Prime Minister Clement Atlee
Why did Gurney give green light to Ganapathy's execution even after the Secretary of Colonies, Rees Williams, who tried to intervene at 11th hour? What was the role played by the Planter Association - the association of European capitalist who owned most of plantation estates in Malaya?

After the WW2, British economy was heavily depended on tins and rubber from Malaya. Without this, Brits economy will be crippled. With PMFTU, under Ganapathy, seemed to be organizing massive strikes in estates all over Malaya, rubber production was badly effected. Thus, agitated estate owners, the Planter Association, wanted to "put off" Ganapathy for good.

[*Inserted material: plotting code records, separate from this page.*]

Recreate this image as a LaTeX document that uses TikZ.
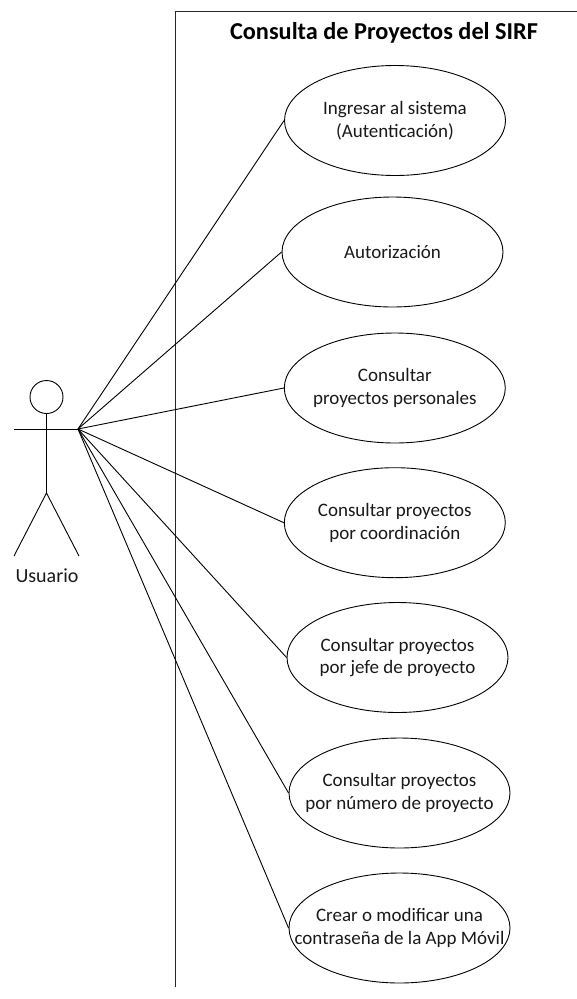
\documentclass[tikz,border=0pt]{standalone}
\usepackage{fontspec}
\setmainfont{Carlito}
\usetikzlibrary{shapes.geometric}
\tikzset{
  usecase/.style={draw=black,line width=0.9pt,ellipse,minimum width=221pt,minimum height=110pt,inner sep=-40pt,align=center,font=\fontsize{19}{22.5}\selectfont,text=black!90},
  usecasetwo/.style={usecase,execute at begin node={\rule{0pt}{23pt}}},
  link/.style={draw=black,line width=0.9pt},
  stick/.style={draw=black,line width=0.9pt},
}
\begin{document}
\begin{tikzpicture}[x=1pt,y=-1pt]
\useasboundingbox (0,0) rectangle (577,999);
\coordinate (framebl) at (175,987);
\coordinate (frametl) at (175,11);
\coordinate (frametr) at (577,11);
\draw[line width=1pt,black!85] (framebl) -- (frametl) -- (frametr);
\node[font=\fontsize{24.3}{28}\selectfont\bfseries,text=black] (title) at (384,33) {Consulta de Proyectos del SIRF};
\node[usecasetwo] (u1) at (395,120.5) {Ingresar al sistema\\(Autenticación)};
\node[usecase] (u2) at (392.5,252) {Autorización};
\node[usecasetwo] (u3) at (394.8,388) {Consultar\\proyectos personales};
\node[usecasetwo] (u4) at (394.8,522.7) {Consultar proyectos\\por coordinación};
\node[usecasetwo] (u5) at (397.5,657.5) {Consultar proyectos\\por jefe de proyecto};
\node[usecasetwo] (u6) at (399.5,793) {Consultar proyectos\\por número de proyecto};
\node[usecasetwo] (u7) at (399.5,928) {Crear o modificar una\\contraseña de la App Móvil};
\node[circle,draw=black,line width=0.9pt,minimum size=33pt,inner sep=0pt] (head) at (46.5,397) {};
\coordinate (hip) at (46.5,493);
\coordinate (handl) at (14,429);
\coordinate (hub) at (78,429);
\coordinate (footl) at (14,556);
\coordinate (footr) at (79,556);
\draw[stick] (head.south) -- (hip);
\draw[stick] (handl) -- (hub);
\draw[stick] (footl) -- (hip) -- (footr);
\node[font=\fontsize{20}{24}\selectfont,text=black!90] (actor) at (47,576) {Usuario};
\foreach \n in {u1,u2,u3,u4,u5,u6,u7} \draw[link] (hub) -- (\n.west);
\end{tikzpicture}
\end{document}
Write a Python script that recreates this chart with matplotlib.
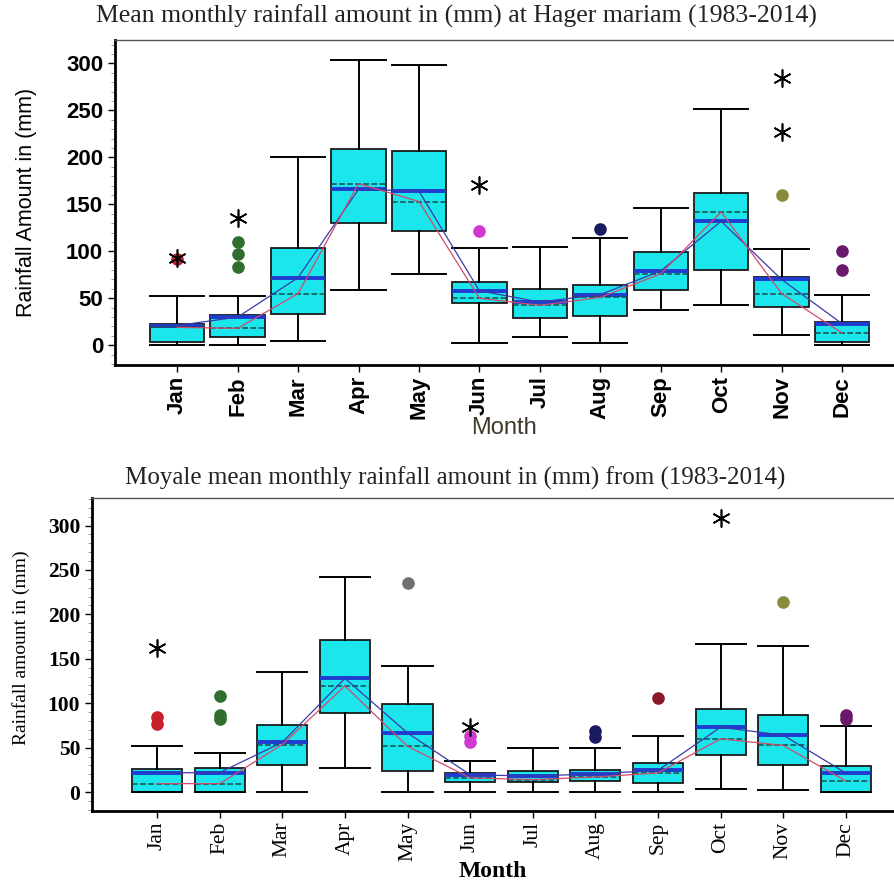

Gurney feared that this telegram would have been leaked by his own men and being adamant to "put-off" Ganapathy, could this lead to Gurney's assassination at Fraser Hills on the October, 6th 1951?
Sir Henry Gurney
Funeral Rites - Sir Henry Gurney 9th October 1951
In many interviews, Chin Peng denied his involvement in Gurney's assassination. He claimed that the assassination plot was staged by the local militia. Fraser Hill (where Gurney was killed) situated near Batu Arang which was a strong-hold ground of Indian unionist cum communist Ramasamy Vengadasalam who was also the vice-president of PMFTU. The act of total arrogance and folly of Gurney to see Ganapathy eliminated forever, could have stirred anger and revenge among the local unionists and militias like V. Ramasamy.   
Ramasamy Vengadasalam born in 1920 in Batu Arang, was Vice President Of Pan Malayan Federation of Trade Union in 1948, close allies of S.A Ganapathy. Ramasamy was the most wanted unionist (after Ganapathy) in late 40s. Went underground after the British declared emergency in June 1948. He was shot dead on 22nd September 1956 (Saturday). He was 36 then. He was unknown to many. Not many has written about him. Rajeswary Ambalavanar has mentioned about him in one of her research papers for PhD dissertation back in 1975. News about his death was told to be reported in Strait Times on 23 September 1956.